DIRECTIONS FOR THIS TASK -
Out of all the lines below, count those with the word "chart". Give the number only.

— Start of GIVEN MATERIAL —

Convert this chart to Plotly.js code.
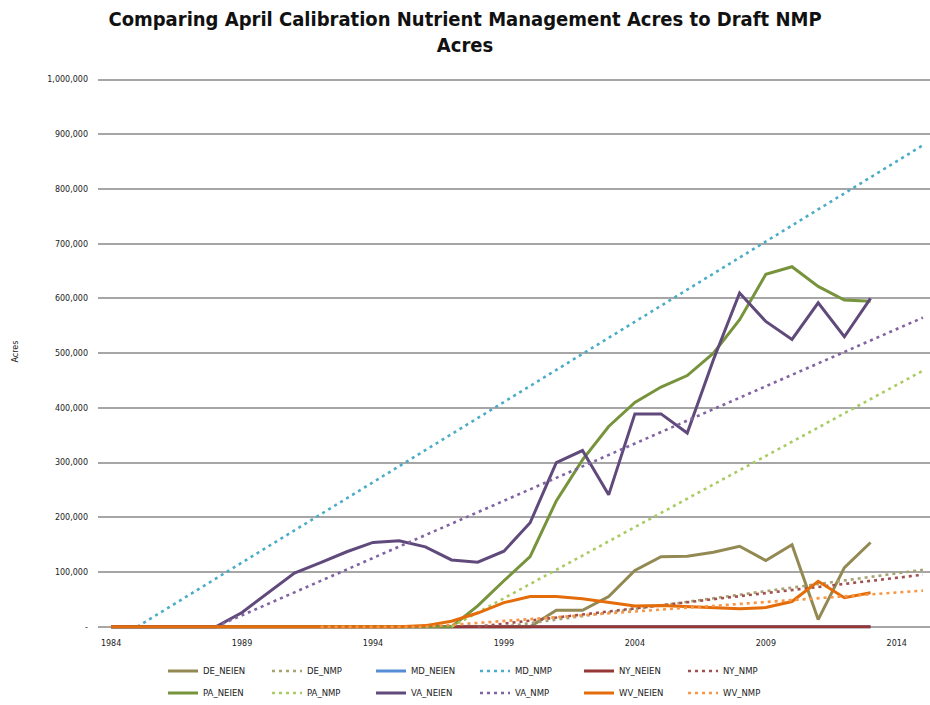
<!DOCTYPE html>
<html>
<head>
<meta charset="utf-8">
<script src="https://cdn.plot.ly/plotly-3.0.1.min.js"></script>
<style>html,body{margin:0;padding:0;background:#fff;}#chart{width:930px;height:705px;}</style>
</head>
<body>
<div id="chart"></div>
<script>
// Categories (years) for NEIEN series
const years = [1984,1985,1986,1987,1988,1989,1990,1991,1992,1993,1994,1995,1996,1997,1998,1999,2000,2001,2002,2003,2004,2005,2006,2007,2008,2009,2010,2011,2012,2013];

const DE_NEIEN = [0,0,0,0,0,0,0,0,0,0,0,0,0,0,0,0,0,30000,30000,55000,103000,128000,129000,136000,147000,121000,150000,13000,108000,154000];
const MD_NEIEN = [0,0,0,0,0,0,0,0,0,0,0,0,0,0,0,0,0,0,0,0,0,0,0,0,0,0,0,0,0,0];
const NY_NEIEN = [0,0,0,0,0,0,0,0,0,0,0,0,0,0,0,0,0,0,0,0,0,0,0,0,0,0,0,0,0,0];
const PA_NEIEN = [0,0,0,0,0,0,0,0,0,0,0,0,0,0,38000,84000,128000,230000,305000,366000,410000,438000,459000,500000,561000,644000,658000,622000,597000,595000];
const VA_NEIEN = [0,0,0,0,0,26000,62000,98000,117000,137000,154000,157000,146000,122000,118000,138000,190000,300000,322000,241000,389000,389000,354000,488000,610000,558000,525000,592000,530000,600000];
const WV_NEIEN = [0,0,0,0,0,0,0,0,0,0,0,0,2000,10000,25000,44000,55000,55000,51000,44000,38000,39000,37000,35000,33000,35000,46000,83000,53000,62000];

// Draft NMP series (straight ramps read at their end points)
const DE_NMP_years = [1999, 2015];  const DE_NMP = [0, 104000];
const MD_NMP_years = [1985, 2015];  const MD_NMP = [0, 880000];
const NY_NMP_years = [1998, 2015];  const NY_NMP = [0, 95000];
const PA_NMP_years = [1997, 2015];  const PA_NMP = [0, 468000];
const VA_NMP_years = [1988, 2015];  const VA_NMP = [0, 565000];
const WV_NMP_years = [1992, 1996, 2015]; const WV_NMP = [0, 0, 66000];

const xTicks = [1984, 1989, 1994, 1999, 2004, 2009, 2014];
const yTicks = [0,100000,200000,300000,400000,500000,600000,700000,800000,900000,1000000];
const yTickText = ['-','100,000','200,000','300,000','400,000','500,000','600,000','700,000','800,000','900,000','1,000,000'];

const DOT = '3px,4px';
function solid(name, x, y, color, leg) {
  return {type:'scatter', mode:'lines', name:name, x:x, y:y, legend:leg,
    line:{color:color, width:3}, hoverinfo:'skip'};
}
function dotted(name, x, y, color, leg) {
  return {type:'scatter', mode:'lines', name:name, x:x, y:y, legend:leg,
    line:{color:color, width:2.6, dash:DOT}, hoverinfo:'skip'};
}

const data = [
  solid('DE_NEIEN', years, DE_NEIEN, '#938953', 'legend'),
  dotted('DE_NMP', DE_NMP_years, DE_NMP, '#a8a272', 'legend'),
  solid('MD_NEIEN', years, MD_NEIEN, '#558ed5', 'legend'),
  dotted('MD_NMP', MD_NMP_years, MD_NMP, '#4bacc6', 'legend'),
  solid('NY_NEIEN', years, NY_NEIEN, '#953735', 'legend'),
  dotted('NY_NMP', NY_NMP_years, NY_NMP, '#a0504e', 'legend'),
  solid('PA_NEIEN', years, PA_NEIEN, '#77933c', 'legend2'),
  dotted('PA_NMP', PA_NMP_years, PA_NMP, '#a9cb62', 'legend2'),
  solid('VA_NEIEN', years, VA_NEIEN, '#604a7b', 'legend2'),
  dotted('VA_NMP', VA_NMP_years, VA_NMP, '#8064a2', 'legend2'),
  solid('WV_NEIEN', years, WV_NEIEN, '#e46c0a', 'legend2'),
  dotted('WV_NMP', WV_NMP_years, WV_NMP, '#f79646', 'legend2')
];

const smallFont = {family:'DejaVu Sans, sans-serif', size:8, color:'#222'};
const legendCommon = {
  orientation:'h', xref:'container', yref:'container', x:163/930, xanchor:'left',
  yanchor:'middle', entrywidth:59, entrywidthmode:'pixels', itemwidth:30,
  font:{family:'DejaVu Sans, sans-serif', size:8.5, color:'#222'},
  bgcolor:'rgba(0,0,0,0)', borderwidth:0, tracegroupgap:0, traceorder:'normal'
};

const layout = {
  width:930, height:705,
  paper_bgcolor:'#ffffff', plot_bgcolor:'#ffffff',
  margin:{l:98, r:0, t:73, b:75},
  title:{
    text:'<b>Comparing April Calibration Nutrient Management Acres to Draft NMP<br>Acres</b>',
    font:{family:'DejaVu Sans Condensed, DejaVu Sans, sans-serif', size:20, color:'#111'},
    xref:'container', x:0.5, xanchor:'center', yref:'container', y:1-26/705, yanchor:'top'
  },
  xaxis:{
    range:[1983.5, 2015.27], tickmode:'array', tickvals:xTicks, ticktext:xTicks.map(String),
    showgrid:false, zeroline:false, showline:false, ticks:'', tickfont:smallFont,
    ticklabelstandoff:7, fixedrange:true
  },
  yaxis:{
    range:[-6000, 1012000], tickmode:'array', tickvals:yTicks, ticktext:yTickText,
    showgrid:true, gridcolor:'#a6a6a6', gridwidth:2, zeroline:false, showline:false,
    ticks:'', tickfont:smallFont, ticklabelstandoff:9,
    title:{text:'Acres', font:{family:'DejaVu Sans, sans-serif', size:8, color:'#222'}, standoff:27},
    fixedrange:true
  },
  legend:Object.assign({}, legendCommon, {y:1-671/705}),
  legend2:Object.assign({}, legendCommon, {y:1-693/705}),
  showlegend:true
};

Plotly.newPlot('chart', data, layout, {displayModeBar:false, staticPlot:true});
</script>
</body>
</html>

— End of GIVEN MATERIAL —

EXERCISE OUTPUT -
4